Parecen promesas llenas de miedos y dificultades que hace años pensaba lograr. No me importó, de pronto, si eran ellos o no. Eran dos personas que estaban juntas mirando al mar, en medio de la brisa gallega que refresca del calor y de tanta gente que se aglutina en esa esquina de arena blanca y espesa; sin embargo, por un momento, solo estaba yo.

Sentí que los deseos del pasado no tenían cabida en el presente que me rodeaba en esa playa, que he vivido mucho aun con la percha de lo efímero. He cruzado miradas intensas sin más deseo que cambiar risas y secretos en una terraza de bar, aunque luego hubiera magia y se transformara en más. He visto a lo lejos un barco de vela que me ha proyectado recuerdos que no se han creado, al menos todavía, de emociones que no existieron porque no estuve en aquel lugar.

He sentido el corazón como si parpadease fuego esperando en un andén, y también mientras conducía y tenía a mi lado a un desconocido que en realidad nunca lo fue. En mi azotea sentí que podría parar el mundo y que esta vez sí, se quedaría conmigo, porque colonizamos aquel espacio en medio del murmullo más molesto de la ciudad y permitimos que el silencio se gestara bajo el trazo de una estrella fugaz que nos eligió a nosotros para su viaje de un instante en un escenario de abrazo inmortal. Eso sí fue casualidad y no una canción de Shinova, sintiendo que cada día podríamos descubrirnos música nueva porque su melodía nos sorprende por primera vez pero su letra nos hace cosquillas, y retumba con brillo adentro y afuera.
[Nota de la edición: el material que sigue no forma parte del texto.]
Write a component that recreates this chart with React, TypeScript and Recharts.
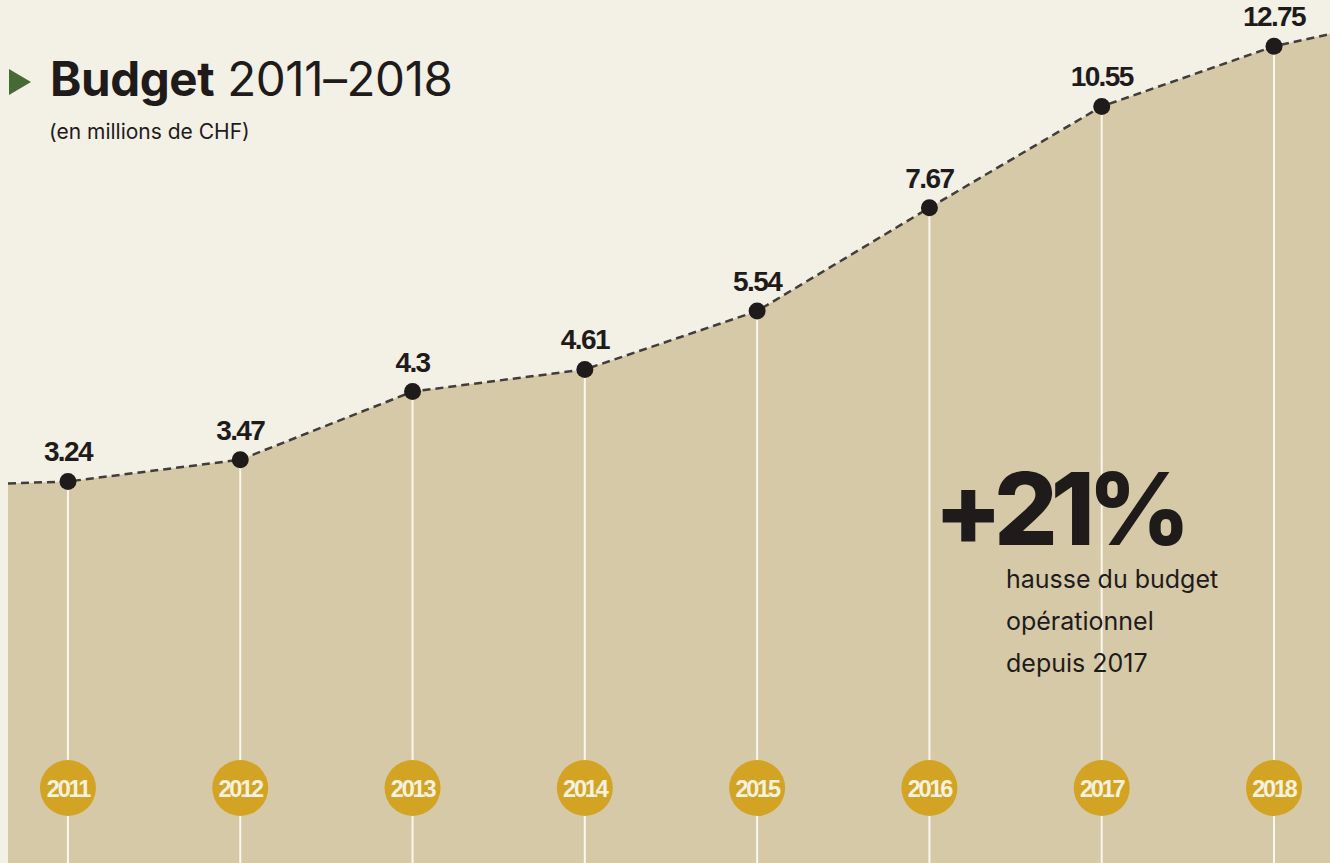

También fue eterno un instante en un parque del sur de Madrid, donde en la noche se veía al fondo la ciudad y se oían retazos del timbao, después de un julio lleno de miedo y nervios donde encontré hogar en la familia de otra persona, una casa de pueblo en la que dormí en paz y me recordó a mi infancia y un cariño que quedó enclaustrado pero sirvió de alimento a latidos que se perdían sin ti.

El amor también está ahí, tentando instantes y huyendo de los matices de lo perpetuo. En personas que luego no se ven más (o quizá sí), pero se recuerdan siempre. En la entrega a una noche que parece la vida. En aquellas tardes que bebimos a antojo para después sudar en exceso, todas las veces que creímos a capricho en todos los planos del universo porque con uno era demasiado poco, sonriendo, creando un futuro que no se ha dado aún, cerrando los ojos con la luz dada (y el amanecer naciendo), siendo piel y un espíritu envuelto en deseo.
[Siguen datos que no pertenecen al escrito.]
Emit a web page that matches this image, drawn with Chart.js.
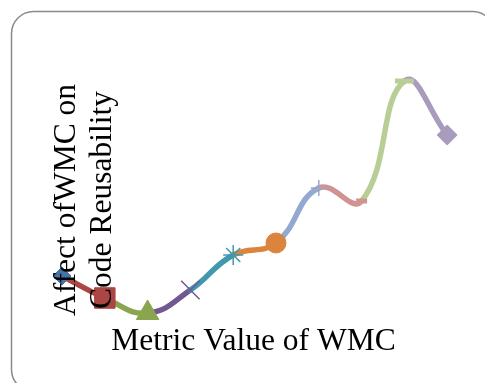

El amor está ahí. Nos rodea, nos llena, nos da ansias de vivir y a mí me lleva siempre al mar. Mientras le saco las ganas a algo que pueda llegar a la ancianidad, me visto de joven con la emoción de alma vieja. Eso, mientras tenga aire, cebada, risa y pálpito, no me va a faltar. Desde este momento de sosiego que me tiene algo cohibida de palabras y de creación, me fundo con esa piscina de sal y algas, de vida marina, que está como una balsa y de pronto libera una ola como un torrente, algo tan suyo que parece no tener importancia pero que simboliza toda su esencia. Así, como nosotros, que le quitamos drama a cada encuentro pero nos abrazamos al dormir para suspirar después por la mañana. Como una tempestad a la que le sigue la calma, como la calma que vive para darle sentido a la tempestad.

«Nunca nadie ha medido, ni siquiera los poetas, cuánto puede resistir un corazón».